Saturday, January 27, 2007

PESSIMISM DOESN'T QUITE WORK FOR ME ON A PLANE.

I am not sure if you all know - but I am the most pessimistic person in the world. I am totally and completely negative and I think about the consequences of too many actions at too many times of the day. Now, saying that, I must say to you and admit that being pessimistic - does nothing positive for me when I am boarded on a fucking plane.

I tell you that I never am afraid of flying, but this time at the age of 23 was flying alone and thinking the worst.

My mother abandoned me and left me to fend for myself on the way back to my country that is my home - the U. S. of A.
While on the plane, things to this theme ran through my head:

But there through the horrid turbulence that was coach, I remembered something that part of my cynicism was able to ease me. It was that fact that I was flying back to Miami. What kind of an asshole would want to harm Miami?
There is nothing but partying, useless towers filled with rich aprtments for rich people from drug money, that had been smuggled into the country - usually by immigrants - and there was more partying, and a bunch of clubs, nothing special, that could possibly hurt the ecomonies---just you know...toasted alligator. So yeah, after I thought that, I remembered that nobody has real business in Miami and there no idiot Paki- would want to terrorize us.

If anything, they'd come for the cool weather (compared to their 165 heat waves) and they would relax on our ditry watered beaches that make you forget about the sea lice jumping into your crotch - especially when all the burnt women are exposing their tittties and bitties all over the place.

No, we would surely be safe and so would I on this horrible American Airlines flight.

Once getting on Miami land and walking the three miles with my luggage dragging to get to the immigration lines/visitor lines I was appalled at the service I received in my own country. I was detained for a whole hour in this tiny room with a shit load of immigrants that looked very indiginous I might add - including Ali-ba-bas that were being detained due to "RANDOM" checks. ( I m sure that that was serious downright racial profiling like a motherfucker) Anyways, Homeland Security thought they do their 'JOBS' are a bunch of assholes. Because if they did their job they would have known that I have been in this country since I was 9 months old and that I simply went to renew my fucking card and they sat me in a room locked up, without using a cell phone, with no being allowed to speak to anyone, told to shut up and do as they say, because "i am usually a nice guy, you no answer to me I show you my Bad Guy" Thats actually what I was told by a fucking fat fuck. I could have sworn I had rights in this fucking country, up until the day they think you are a threat at 23 yrs old, with big eyes that tell you "i honestly went only to renew my card...why dont you believe me?"

So while I waited in this room filled with people to the max, and everyone was being interrogated I felt that I was being dealt a hand of shit. I was meant to be feeling like shit, that all my education, and my years living here meant nothing because I was merely in a category that was less than the "honest Americano".

I found this headline found it to be appropriate - not the article though...it reads interesting...

I would really like to hear the excuse for holing me away from my loved ones.

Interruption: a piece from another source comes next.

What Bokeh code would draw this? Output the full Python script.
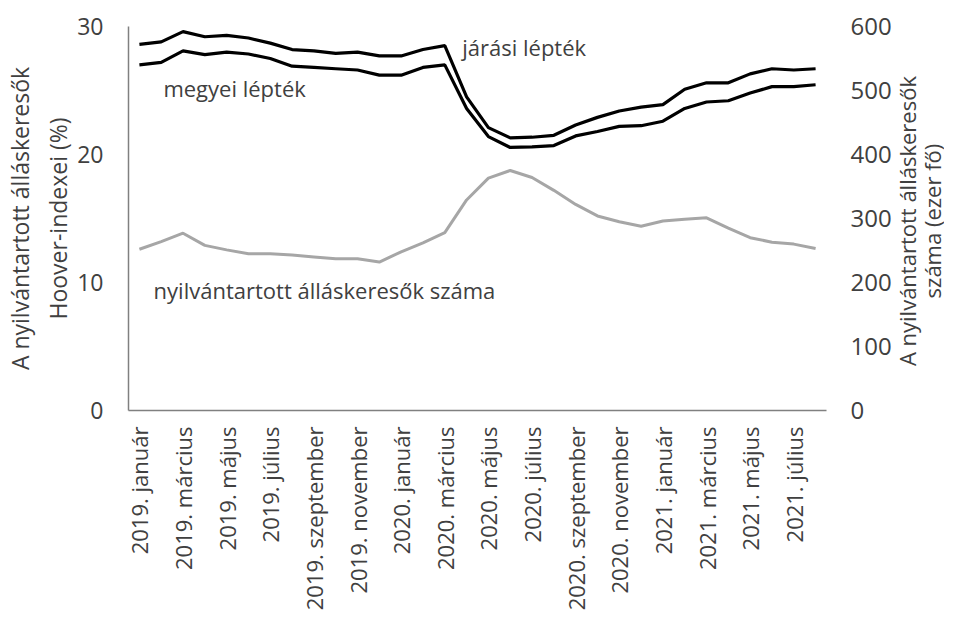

Anyways, during this time of silence and scared looks in the room withheld my tears and fears adn remembered the millions of Jewish people,(and many others) that were slaughtered a la Hitler. And I remembered myself thinking when I was in school and being told about the terrible history as to why so many people allowed themselves to be offed. And I came to the conclusion that it was for the same reason for me being held against my will in this tiny room with scared looks everywhere, with nothing to defend myself, not even a word being allowed to be said, with men/women in uniform that expected you out of mere reliance to obey as we were told that I understood what happened not so many years ago.

These people, that were slaughtered were told to wear crossed yellow patched upon their bosoms and were told that they were nothing, and were told to go here and there, and were basically led to their death. I got sda about this and couldnt imagine what went through their minds - besides the book that we were made to read in highschool of Anne Frank and her diary entries... That is was I had as a reference in my tender mind... That and other history lessons given to me.
So there I was ...staring at President Bush's picture that was layed upon a dirty gret wall, I realized that he will never know what it is that we immigrants feel when kept in a room like this. And there I began to think hard about how much I want to become a citizen. If not for my own sake, then for the sake of all people in this country so that I may make a difference with a democratic vote for the next year.

A penny for your thoughts I thought....



In memorium to all of WWII

And I remember the name of the lost souls that are found in the memorial in Miami Beach to all the Jewish..

2 comments:

Anonymous said...

Where are the pics of the innocent ppl in the Middle East being killed by the Americans on a daily basis? I wonder what must go through their minds when they are being terrorized in their own homes in their own country?

SAILOR MOON said...

ANON, I was in there for an hour - so that time spent only reflected on the basis of something that came to mind at that time...maybe if I had been in there longer than I am sure I would have thought of more horrible things.